Celebrated guitarist John McLaughlin enjoys a comfort zone with his current band. In the album liners, McLaughlin notes John Coltrane’s "A Love Supreme" as an influence to coincide with his astounding and comprehensive 40-year professional career, spanning historic affiliations with Miles Davis and Tony Williams. Within a jazz-fusion structured program, the quartet captures the spirituality of Coltrane’s masterpiece by seamlessly intertwining lyrically-rich and largely penetrating thematic opuses with layered evolvements.
McLaughlin’s velvety synth-guitar lines cast a harmonically appealing front amid his buoyant unison choruses and vibrant exchanges with keyboardist Gary Husband. Moreover, drummer Mark Mondesir acts as an igniter along with bassist Etienne M’Bappe’s fluid and pulsating bottom end. McLaughlin’s harmonically attractive lines weave in and out of the ensemble performances in concert with peek-a-boo-like evasiveness. And his thrusting speed-of-light single note attacks are contrasted by rousing call and response grooves with Husband.

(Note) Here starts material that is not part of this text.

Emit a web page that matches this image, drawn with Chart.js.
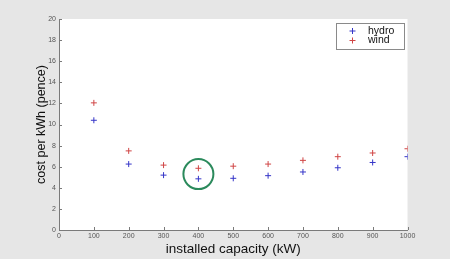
<!DOCTYPE html>
<html>
<head>
<meta charset="utf-8">
<script src="https://cdn.jsdelivr.net/npm/chart.js@4/dist/chart.umd.min.js"></script>
<style>
html,body{margin:0;padding:0;background:#e6e6e6;}
#wrap{width:450px;height:259px;position:relative;}
</style>
</head>
<body>
<div id="wrap"><canvas id="c" width="450" height="259"></canvas></div>
<script>
const capacity = [100, 200, 300, 400, 500, 600, 700, 800, 900, 1000];
const hydro = [10.4, 6.25, 5.2, 4.85, 4.9, 5.15, 5.5, 5.9, 6.4, 6.95];
const wind = [12.05, 7.5, 6.15, 5.85, 6.05, 6.25, 6.6, 6.95, 7.3, 7.7];
const seriesNames = ['hydro', 'wind'];
const highlight = {x: 400, y: 5.3};

const FONT = '"Liberation Sans", Arial, sans-serif';

const bgPlugin = {
  id: 'bg',
  beforeDraw(chart) {
    const {ctx, chartArea: a} = chart;
    ctx.save();
    ctx.fillStyle = '#e6e6e6';
    ctx.fillRect(0, 0, chart.width, chart.height);
    ctx.fillStyle = '#ffffff';
    ctx.fillRect(a.left, a.top, a.right - a.left, a.bottom - a.top);
    ctx.restore();
  },
  afterDraw(chart) {
    const {ctx, chartArea: a, scales} = chart;
    ctx.save();
    // inward ticks
    ctx.strokeStyle = '#7a7a7a';
    ctx.lineWidth = 1;
    scales.x.ticks.forEach(t => {
      const px = Math.round(scales.x.getPixelForValue(t.value)) + 0.5;
      ctx.beginPath(); ctx.moveTo(px, a.bottom); ctx.lineTo(px, a.bottom - 3); ctx.stroke();
    });
    scales.y.ticks.forEach(t => {
      const py = Math.round(scales.y.getPixelForValue(t.value)) + 0.5;
      ctx.beginPath(); ctx.moveTo(a.left, py); ctx.lineTo(a.left + 3, py); ctx.stroke();
    });
    // highlight circle
    const cx = scales.x.getPixelForValue(highlight.x);
    const cy = scales.y.getPixelForValue(highlight.y);
    ctx.strokeStyle = '#2b8a5c';
    ctx.lineWidth = 2;
    ctx.beginPath(); ctx.arc(cx, cy, 15, 0, Math.PI * 2); ctx.stroke();
    // legend box
    const lx = 336, ly = 23.5, lw = 68, lh = 26;
    ctx.fillStyle = '#ffffff';
    ctx.fillRect(lx, ly, lw, lh);
    ctx.strokeStyle = '#8a8a8a';
    ctx.lineWidth = 1;
    ctx.strokeRect(lx + 0.5, ly, lw, lh);
    const colors = chart.data.datasets.map(d => d.borderColor);
    ctx.font = '10.5px ' + FONT;
    ctx.textBaseline = 'middle';
    chart.data.datasets.forEach((d, i) => {
      const yy = ly + 7.5 + i * 9.5;
      ctx.strokeStyle = colors[i];
      ctx.beginPath();
      ctx.moveTo(349.5, yy); ctx.lineTo(355.5, yy);
      ctx.moveTo(352.5, yy - 3); ctx.lineTo(352.5, yy + 3);
      ctx.stroke();
      ctx.fillStyle = '#111';
      ctx.fillText(d.label, 368, yy);
    });
    ctx.restore();
  }
};

new Chart(document.getElementById('c'), {
  type: 'scatter',
  data: {
    datasets: [
      {label: seriesNames[0], data: capacity.map((x, i) => ({x, y: hydro[i]})),
       pointStyle: 'cross', radius: 3, hoverRadius: 3, borderWidth: 1,
       borderColor: '#3535c8', backgroundColor: '#3535c8'},
      {label: seriesNames[1], data: capacity.map((x, i) => ({x, y: wind[i]})),
       pointStyle: 'cross', radius: 3, hoverRadius: 3, borderWidth: 1,
       borderColor: '#d04545', backgroundColor: '#d04545'}
    ]
  },
  options: {
    responsive: false,
    animation: false,
    events: [],
    layout: {padding: {left: 0, right: 42.5, top: 19, bottom: 0}},
    plugins: {legend: {display: false}, tooltip: {enabled: false}},
    scales: {
      x: {
        type: 'linear', min: 0, max: 1000,
        afterFit: s => { s.height = 29; },
        ticks: {stepSize: 100, font: {size: 7, family: FONT}, color: '#555', padding: 2, maxRotation: 0,
                callback: v => String(v)},
        grid: {display: true, drawOnChartArea: false, drawTicks: false},
        border: {display: true, color: '#7a7a7a'},
        title: {display: true, text: 'installed capacity (kW)', font: {size: 13.5, family: FONT}, color: '#111', padding: {top: 0, bottom: 2}}
      },
      y: {
        type: 'linear', min: 0, max: 20,
        afterFit: s => { s.width = 59; },
        ticks: {stepSize: 2, font: {size: 7, family: FONT}, color: '#555', padding: 3},
        grid: {display: true, drawOnChartArea: false, drawTicks: false},
        border: {display: true, color: '#7a7a7a'},
        title: {display: true, text: 'cost per kWh (pence)', font: {size: 12.5, family: FONT}, color: '#111', padding: {top: 34, bottom: 0}}
      }
    }
  },
  plugins: [bgPlugin]
});
</script>
</body>
</html>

The piece titled "Lost and Found" is an upbeat ballad, where Husband creates a vast musical plane via his darkly shaded synth voicings and perky jazz-blues motif, executed on acoustic piano. Needless to state, the unit abides by a democratic mode of operations and rockets the proceedings into overdrive on "Recovery."
Distinct styles and a gelling group-centric format are two prominent attributes that place this quartet in a class of its own, yet many of us wouldn’t expect otherwise. McLaughlin merges eloquence with a consortium of stinging tension and release statements throughout this resonating engagement.